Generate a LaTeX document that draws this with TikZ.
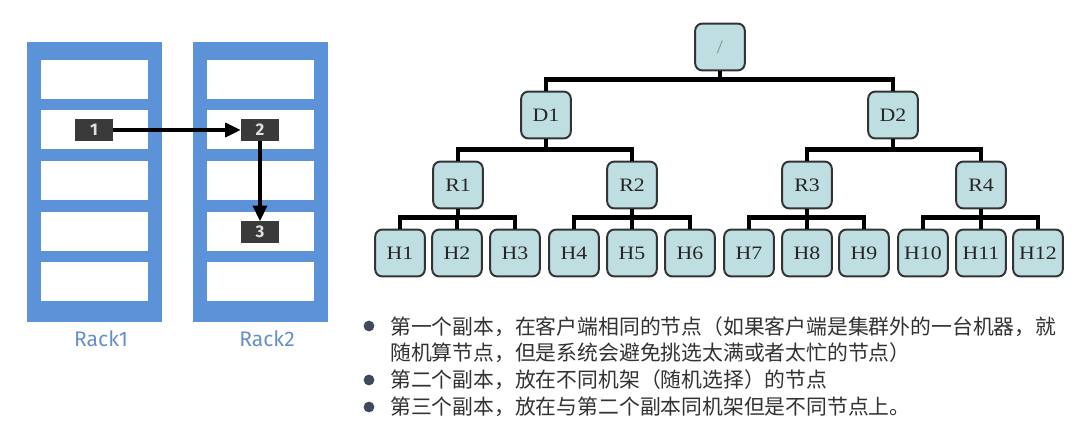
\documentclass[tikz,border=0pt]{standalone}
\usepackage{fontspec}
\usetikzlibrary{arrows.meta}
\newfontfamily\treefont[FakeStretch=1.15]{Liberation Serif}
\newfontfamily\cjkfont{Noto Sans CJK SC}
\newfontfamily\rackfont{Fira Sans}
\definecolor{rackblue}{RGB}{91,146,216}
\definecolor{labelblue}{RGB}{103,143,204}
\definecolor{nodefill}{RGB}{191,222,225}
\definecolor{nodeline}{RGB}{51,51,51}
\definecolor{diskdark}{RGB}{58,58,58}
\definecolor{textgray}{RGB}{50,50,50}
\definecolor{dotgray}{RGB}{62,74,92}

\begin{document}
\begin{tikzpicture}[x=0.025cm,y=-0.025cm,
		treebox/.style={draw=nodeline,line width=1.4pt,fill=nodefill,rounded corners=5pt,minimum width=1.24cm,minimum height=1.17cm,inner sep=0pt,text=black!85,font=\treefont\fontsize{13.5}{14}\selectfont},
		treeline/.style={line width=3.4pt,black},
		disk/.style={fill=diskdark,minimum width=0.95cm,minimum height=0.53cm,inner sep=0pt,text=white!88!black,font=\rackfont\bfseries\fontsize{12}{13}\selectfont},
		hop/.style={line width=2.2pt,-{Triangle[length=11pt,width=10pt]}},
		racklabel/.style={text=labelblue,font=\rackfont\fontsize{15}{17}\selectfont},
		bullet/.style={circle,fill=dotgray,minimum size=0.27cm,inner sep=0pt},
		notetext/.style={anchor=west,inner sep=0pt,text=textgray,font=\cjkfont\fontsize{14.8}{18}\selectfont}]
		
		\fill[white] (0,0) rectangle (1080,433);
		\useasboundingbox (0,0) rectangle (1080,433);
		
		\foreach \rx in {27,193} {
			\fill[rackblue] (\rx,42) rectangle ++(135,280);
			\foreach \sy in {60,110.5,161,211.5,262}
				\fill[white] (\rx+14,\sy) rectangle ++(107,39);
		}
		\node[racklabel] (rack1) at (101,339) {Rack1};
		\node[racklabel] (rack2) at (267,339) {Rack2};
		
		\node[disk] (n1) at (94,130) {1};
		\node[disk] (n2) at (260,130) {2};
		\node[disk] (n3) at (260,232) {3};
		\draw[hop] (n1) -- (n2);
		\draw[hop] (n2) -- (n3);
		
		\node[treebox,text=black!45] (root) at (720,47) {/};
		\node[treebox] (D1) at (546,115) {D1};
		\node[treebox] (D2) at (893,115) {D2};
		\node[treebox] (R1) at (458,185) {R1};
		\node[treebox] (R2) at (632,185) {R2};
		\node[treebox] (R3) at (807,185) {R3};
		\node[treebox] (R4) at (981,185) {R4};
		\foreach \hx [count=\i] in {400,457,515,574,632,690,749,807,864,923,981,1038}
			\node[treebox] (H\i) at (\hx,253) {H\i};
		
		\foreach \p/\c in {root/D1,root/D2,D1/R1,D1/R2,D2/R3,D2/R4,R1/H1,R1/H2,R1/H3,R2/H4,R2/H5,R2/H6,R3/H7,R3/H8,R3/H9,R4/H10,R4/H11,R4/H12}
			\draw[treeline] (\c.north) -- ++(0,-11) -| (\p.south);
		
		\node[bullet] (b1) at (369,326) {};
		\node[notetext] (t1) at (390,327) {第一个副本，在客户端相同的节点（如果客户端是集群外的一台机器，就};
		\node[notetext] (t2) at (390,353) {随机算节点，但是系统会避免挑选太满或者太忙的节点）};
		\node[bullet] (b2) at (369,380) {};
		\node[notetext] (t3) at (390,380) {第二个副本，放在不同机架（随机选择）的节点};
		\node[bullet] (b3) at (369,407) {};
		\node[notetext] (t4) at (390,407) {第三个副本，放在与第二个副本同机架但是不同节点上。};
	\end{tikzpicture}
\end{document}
##############################
• _Aim_
Output the lines above in full and exactly as given, omitting any pictures.

• _Full answer_
Generate a LaTeX document that draws this with TikZ.
\documentclass[tikz,border=0pt]{standalone}
\usepackage{fontspec}
\usetikzlibrary{arrows.meta}
\newfontfamily\treefont[FakeStretch=1.15]{Liberation Serif}
\newfontfamily\cjkfont{Noto Sans CJK SC}
\newfontfamily\rackfont{Fira Sans}
\definecolor{rackblue}{RGB}{91,146,216}
\definecolor{labelblue}{RGB}{103,143,204}
\definecolor{nodefill}{RGB}{191,222,225}
\definecolor{nodeline}{RGB}{51,51,51}
\definecolor{diskdark}{RGB}{58,58,58}
\definecolor{textgray}{RGB}{50,50,50}
\definecolor{dotgray}{RGB}{62,74,92}

\begin{document}
\begin{tikzpicture}[x=0.025cm,y=-0.025cm,
		treebox/.style={draw=nodeline,line width=1.4pt,fill=nodefill,rounded corners=5pt,minimum width=1.24cm,minimum height=1.17cm,inner sep=0pt,text=black!85,font=\treefont\fontsize{13.5}{14}\selectfont},
		treeline/.style={line width=3.4pt,black},
		disk/.style={fill=diskdark,minimum width=0.95cm,minimum height=0.53cm,inner sep=0pt,text=white!88!black,font=\rackfont\bfseries\fontsize{12}{13}\selectfont},
		hop/.style={line width=2.2pt,-{Triangle[length=11pt,width=10pt]}},
		racklabel/.style={text=labelblue,font=\rackfont\fontsize{15}{17}\selectfont},
		bullet/.style={circle,fill=dotgray,minimum size=0.27cm,inner sep=0pt},
		notetext/.style={anchor=west,inner sep=0pt,text=textgray,font=\cjkfont\fontsize{14.8}{18}\selectfont}]
		
		\fill[white] (0,0) rectangle (1080,433);
		\useasboundingbox (0,0) rectangle (1080,433);
		
		\foreach \rx in {27,193} {
			\fill[rackblue] (\rx,42) rectangle ++(135,280);
			\foreach \sy in {60,110.5,161,211.5,262}
				\fill[white] (\rx+14,\sy) rectangle ++(107,39);
		}
		\node[racklabel] (rack1) at (101,339) {Rack1};
		\node[racklabel] (rack2) at (267,339) {Rack2};
		
		\node[disk] (n1) at (94,130) {1};
		\node[disk] (n2) at (260,130) {2};
		\node[disk] (n3) at (260,232) {3};
		\draw[hop] (n1) -- (n2);
		\draw[hop] (n2) -- (n3);
		
		\node[treebox,text=black!45] (root) at (720,47) {/};
		\node[treebox] (D1) at (546,115) {D1};
		\node[treebox] (D2) at (893,115) {D2};
		\node[treebox] (R1) at (458,185) {R1};
		\node[treebox] (R2) at (632,185) {R2};
		\node[treebox] (R3) at (807,185) {R3};
		\node[treebox] (R4) at (981,185) {R4};
		\foreach \hx [count=\i] in {400,457,515,574,632,690,749,807,864,923,981,1038}
			\node[treebox] (H\i) at (\hx,253) {H\i};
		
		\foreach \p/\c in {root/D1,root/D2,D1/R1,D1/R2,D2/R3,D2/R4,R1/H1,R1/H2,R1/H3,R2/H4,R2/H5,R2/H6,R3/H7,R3/H8,R3/H9,R4/H10,R4/H11,R4/H12}
			\draw[treeline] (\c.north) -- ++(0,-11) -| (\p.south);
		
		\node[bullet] (b1) at (369,326) {};
		\node[notetext] (t1) at (390,327) {第一个副本，在客户端相同的节点（如果客户端是集群外的一台机器，就};
		\node[notetext] (t2) at (390,353) {随机算节点，但是系统会避免挑选太满或者太忙的节点）};
		\node[bullet] (b2) at (369,380) {};
		\node[notetext] (t3) at (390,380) {第二个副本，放在不同机架（随机选择）的节点};
		\node[bullet] (b3) at (369,407) {};
		\node[notetext] (t4) at (390,407) {第三个副本，放在与第二个副本同机架但是不同节点上。};
	\end{tikzpicture}
\end{document}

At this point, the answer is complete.